Retype all of the data exactly as given.

Source excerpt:
========

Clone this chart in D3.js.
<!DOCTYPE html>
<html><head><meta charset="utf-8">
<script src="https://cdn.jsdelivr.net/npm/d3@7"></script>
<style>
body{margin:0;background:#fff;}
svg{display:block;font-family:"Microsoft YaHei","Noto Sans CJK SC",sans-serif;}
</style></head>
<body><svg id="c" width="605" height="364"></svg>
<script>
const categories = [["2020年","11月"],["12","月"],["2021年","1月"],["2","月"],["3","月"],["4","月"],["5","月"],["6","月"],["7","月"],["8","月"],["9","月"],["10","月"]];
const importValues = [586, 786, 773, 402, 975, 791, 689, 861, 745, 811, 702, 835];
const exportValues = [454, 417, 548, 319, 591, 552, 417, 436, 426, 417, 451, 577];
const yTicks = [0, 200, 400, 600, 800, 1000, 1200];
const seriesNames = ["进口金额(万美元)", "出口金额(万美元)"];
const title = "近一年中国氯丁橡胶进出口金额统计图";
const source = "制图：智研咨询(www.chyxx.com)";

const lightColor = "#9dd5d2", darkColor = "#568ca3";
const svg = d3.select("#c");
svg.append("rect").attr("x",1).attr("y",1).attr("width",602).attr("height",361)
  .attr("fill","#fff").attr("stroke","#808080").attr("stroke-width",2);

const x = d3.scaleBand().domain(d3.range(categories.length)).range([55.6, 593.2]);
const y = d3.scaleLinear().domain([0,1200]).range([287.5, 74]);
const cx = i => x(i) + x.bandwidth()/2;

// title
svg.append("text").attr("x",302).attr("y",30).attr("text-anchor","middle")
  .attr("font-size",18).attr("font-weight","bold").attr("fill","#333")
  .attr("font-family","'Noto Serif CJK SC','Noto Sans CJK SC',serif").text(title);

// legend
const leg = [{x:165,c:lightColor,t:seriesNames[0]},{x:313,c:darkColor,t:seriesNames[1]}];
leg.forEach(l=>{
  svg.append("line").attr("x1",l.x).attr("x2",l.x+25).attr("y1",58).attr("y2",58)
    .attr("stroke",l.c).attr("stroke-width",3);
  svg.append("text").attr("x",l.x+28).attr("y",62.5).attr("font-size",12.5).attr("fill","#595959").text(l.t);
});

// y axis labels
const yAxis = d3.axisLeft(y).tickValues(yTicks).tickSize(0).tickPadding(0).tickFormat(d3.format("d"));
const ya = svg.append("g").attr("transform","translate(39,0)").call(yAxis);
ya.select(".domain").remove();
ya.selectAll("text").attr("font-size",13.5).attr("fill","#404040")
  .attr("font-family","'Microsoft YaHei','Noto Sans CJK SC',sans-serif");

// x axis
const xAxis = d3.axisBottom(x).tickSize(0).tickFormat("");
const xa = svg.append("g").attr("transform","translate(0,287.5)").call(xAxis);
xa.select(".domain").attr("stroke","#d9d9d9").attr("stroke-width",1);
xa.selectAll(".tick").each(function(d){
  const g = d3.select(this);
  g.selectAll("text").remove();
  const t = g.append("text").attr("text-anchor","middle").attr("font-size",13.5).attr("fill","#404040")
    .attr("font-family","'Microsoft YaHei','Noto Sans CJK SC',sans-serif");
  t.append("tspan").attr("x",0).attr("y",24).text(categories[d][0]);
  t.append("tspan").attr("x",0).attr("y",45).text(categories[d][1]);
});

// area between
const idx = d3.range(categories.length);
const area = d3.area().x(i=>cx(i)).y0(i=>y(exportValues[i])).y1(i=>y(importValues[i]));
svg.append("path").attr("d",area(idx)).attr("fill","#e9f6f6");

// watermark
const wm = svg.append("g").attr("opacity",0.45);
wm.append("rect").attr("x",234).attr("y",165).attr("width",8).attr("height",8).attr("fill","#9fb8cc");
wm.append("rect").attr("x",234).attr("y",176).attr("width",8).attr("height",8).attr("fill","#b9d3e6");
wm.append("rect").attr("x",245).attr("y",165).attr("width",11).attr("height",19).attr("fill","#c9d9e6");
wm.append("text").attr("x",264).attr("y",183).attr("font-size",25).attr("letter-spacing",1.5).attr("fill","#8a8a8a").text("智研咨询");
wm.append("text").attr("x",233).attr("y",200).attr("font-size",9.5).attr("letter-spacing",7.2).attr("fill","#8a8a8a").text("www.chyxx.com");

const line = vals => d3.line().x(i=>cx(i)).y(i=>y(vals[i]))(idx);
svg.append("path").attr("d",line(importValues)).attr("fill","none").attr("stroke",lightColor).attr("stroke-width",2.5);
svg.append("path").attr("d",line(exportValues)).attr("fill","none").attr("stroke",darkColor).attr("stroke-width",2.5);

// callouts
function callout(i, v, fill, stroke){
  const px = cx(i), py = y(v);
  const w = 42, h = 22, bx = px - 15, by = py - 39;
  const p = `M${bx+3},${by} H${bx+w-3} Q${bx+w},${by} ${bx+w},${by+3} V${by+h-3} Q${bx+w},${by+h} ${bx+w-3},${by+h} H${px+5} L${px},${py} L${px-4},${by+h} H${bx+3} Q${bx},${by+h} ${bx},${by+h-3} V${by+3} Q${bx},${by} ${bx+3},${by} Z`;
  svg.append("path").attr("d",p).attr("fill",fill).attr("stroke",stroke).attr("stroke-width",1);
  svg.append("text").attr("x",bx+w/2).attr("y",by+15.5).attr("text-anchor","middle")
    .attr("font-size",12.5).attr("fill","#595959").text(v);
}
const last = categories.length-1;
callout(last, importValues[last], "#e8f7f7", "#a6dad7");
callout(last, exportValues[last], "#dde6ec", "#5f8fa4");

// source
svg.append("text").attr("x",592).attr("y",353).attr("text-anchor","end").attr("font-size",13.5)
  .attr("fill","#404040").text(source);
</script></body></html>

========

Written solution:
Clone this chart in D3.js.
<!DOCTYPE html>
<html><head><meta charset="utf-8">
<script src="https://cdn.jsdelivr.net/npm/d3@7"></script>
<style>
body{margin:0;background:#fff;}
svg{display:block;font-family:"Microsoft YaHei","Noto Sans CJK SC",sans-serif;}
</style></head>
<body><svg id="c" width="605" height="364"></svg>
<script>
const categories = [["2020年","11月"],["12","月"],["2021年","1月"],["2","月"],["3","月"],["4","月"],["5","月"],["6","月"],["7","月"],["8","月"],["9","月"],["10","月"]];
const importValues = [586, 786, 773, 402, 975, 791, 689, 861, 745, 811, 702, 835];
const exportValues = [454, 417, 548, 319, 591, 552, 417, 436, 426, 417, 451, 577];
const yTicks = [0, 200, 400, 600, 800, 1000, 1200];
const seriesNames = ["进口金额(万美元)", "出口金额(万美元)"];
const title = "近一年中国氯丁橡胶进出口金额统计图";
const source = "制图：智研咨询(www.chyxx.com)";

const lightColor = "#9dd5d2", darkColor = "#568ca3";
const svg = d3.select("#c");
svg.append("rect").attr("x",1).attr("y",1).attr("width",602).attr("height",361)
  .attr("fill","#fff").attr("stroke","#808080").attr("stroke-width",2);

const x = d3.scaleBand().domain(d3.range(categories.length)).range([55.6, 593.2]);
const y = d3.scaleLinear().domain([0,1200]).range([287.5, 74]);
const cx = i => x(i) + x.bandwidth()/2;

// title
svg.append("text").attr("x",302).attr("y",30).attr("text-anchor","middle")
  .attr("font-size",18).attr("font-weight","bold").attr("fill","#333")
  .attr("font-family","'Noto Serif CJK SC','Noto Sans CJK SC',serif").text(title);

// legend
const leg = [{x:165,c:lightColor,t:seriesNames[0]},{x:313,c:darkColor,t:seriesNames[1]}];
leg.forEach(l=>{
  svg.append("line").attr("x1",l.x).attr("x2",l.x+25).attr("y1",58).attr("y2",58)
    .attr("stroke",l.c).attr("stroke-width",3);
  svg.append("text").attr("x",l.x+28).attr("y",62.5).attr("font-size",12.5).attr("fill","#595959").text(l.t);
});

// y axis labels
const yAxis = d3.axisLeft(y).tickValues(yTicks).tickSize(0).tickPadding(0).tickFormat(d3.format("d"));
const ya = svg.append("g").attr("transform","translate(39,0)").call(yAxis);
ya.select(".domain").remove();
ya.selectAll("text").attr("font-size",13.5).attr("fill","#404040")
  .attr("font-family","'Microsoft YaHei','Noto Sans CJK SC',sans-serif");

// x axis
const xAxis = d3.axisBottom(x).tickSize(0).tickFormat("");
const xa = svg.append("g").attr("transform","translate(0,287.5)").call(xAxis);
xa.select(".domain").attr("stroke","#d9d9d9").attr("stroke-width",1);
xa.selectAll(".tick").each(function(d){
  const g = d3.select(this);
  g.selectAll("text").remove();
  const t = g.append("text").attr("text-anchor","middle").attr("font-size",13.5).attr("fill","#404040")
    .attr("font-family","'Microsoft YaHei','Noto Sans CJK SC',sans-serif");
  t.append("tspan").attr("x",0).attr("y",24).text(categories[d][0]);
  t.append("tspan").attr("x",0).attr("y",45).text(categories[d][1]);
});

// area between
const idx = d3.range(categories.length);
const area = d3.area().x(i=>cx(i)).y0(i=>y(exportValues[i])).y1(i=>y(importValues[i]));
svg.append("path").attr("d",area(idx)).attr("fill","#e9f6f6");

// watermark
const wm = svg.append("g").attr("opacity",0.45);
wm.append("rect").attr("x",234).attr("y",165).attr("width",8).attr("height",8).attr("fill","#9fb8cc");
wm.append("rect").attr("x",234).attr("y",176).attr("width",8).attr("height",8).attr("fill","#b9d3e6");
wm.append("rect").attr("x",245).attr("y",165).attr("width",11).attr("height",19).attr("fill","#c9d9e6");
wm.append("text").attr("x",264).attr("y",183).attr("font-size",25).attr("letter-spacing",1.5).attr("fill","#8a8a8a").text("智研咨询");
wm.append("text").attr("x",233).attr("y",200).attr("font-size",9.5).attr("letter-spacing",7.2).attr("fill","#8a8a8a").text("www.chyxx.com");

const line = vals => d3.line().x(i=>cx(i)).y(i=>y(vals[i]))(idx);
svg.append("path").attr("d",line(importValues)).attr("fill","none").attr("stroke",lightColor).attr("stroke-width",2.5);
svg.append("path").attr("d",line(exportValues)).attr("fill","none").attr("stroke",darkColor).attr("stroke-width",2.5);

// callouts
function callout(i, v, fill, stroke){
  const px = cx(i), py = y(v);
  const w = 42, h = 22, bx = px - 15, by = py - 39;
  const p = `M${bx+3},${by} H${bx+w-3} Q${bx+w},${by} ${bx+w},${by+3} V${by+h-3} Q${bx+w},${by+h} ${bx+w-3},${by+h} H${px+5} L${px},${py} L${px-4},${by+h} H${bx+3} Q${bx},${by+h} ${bx},${by+h-3} V${by+3} Q${bx},${by} ${bx+3},${by} Z`;
  svg.append("path").attr("d",p).attr("fill",fill).attr("stroke",stroke).attr("stroke-width",1);
  svg.append("text").attr("x",bx+w/2).attr("y",by+15.5).attr("text-anchor","middle")
    .attr("font-size",12.5).attr("fill","#595959").text(v);
}
const last = categories.length-1;
callout(last, importValues[last], "#e8f7f7", "#a6dad7");
callout(last, exportValues[last], "#dde6ec", "#5f8fa4");

// source
svg.append("text").attr("x",592).attr("y",353).attr("text-anchor","end").attr("font-size",13.5)
  .attr("fill","#404040").text(source);
</script></body></html>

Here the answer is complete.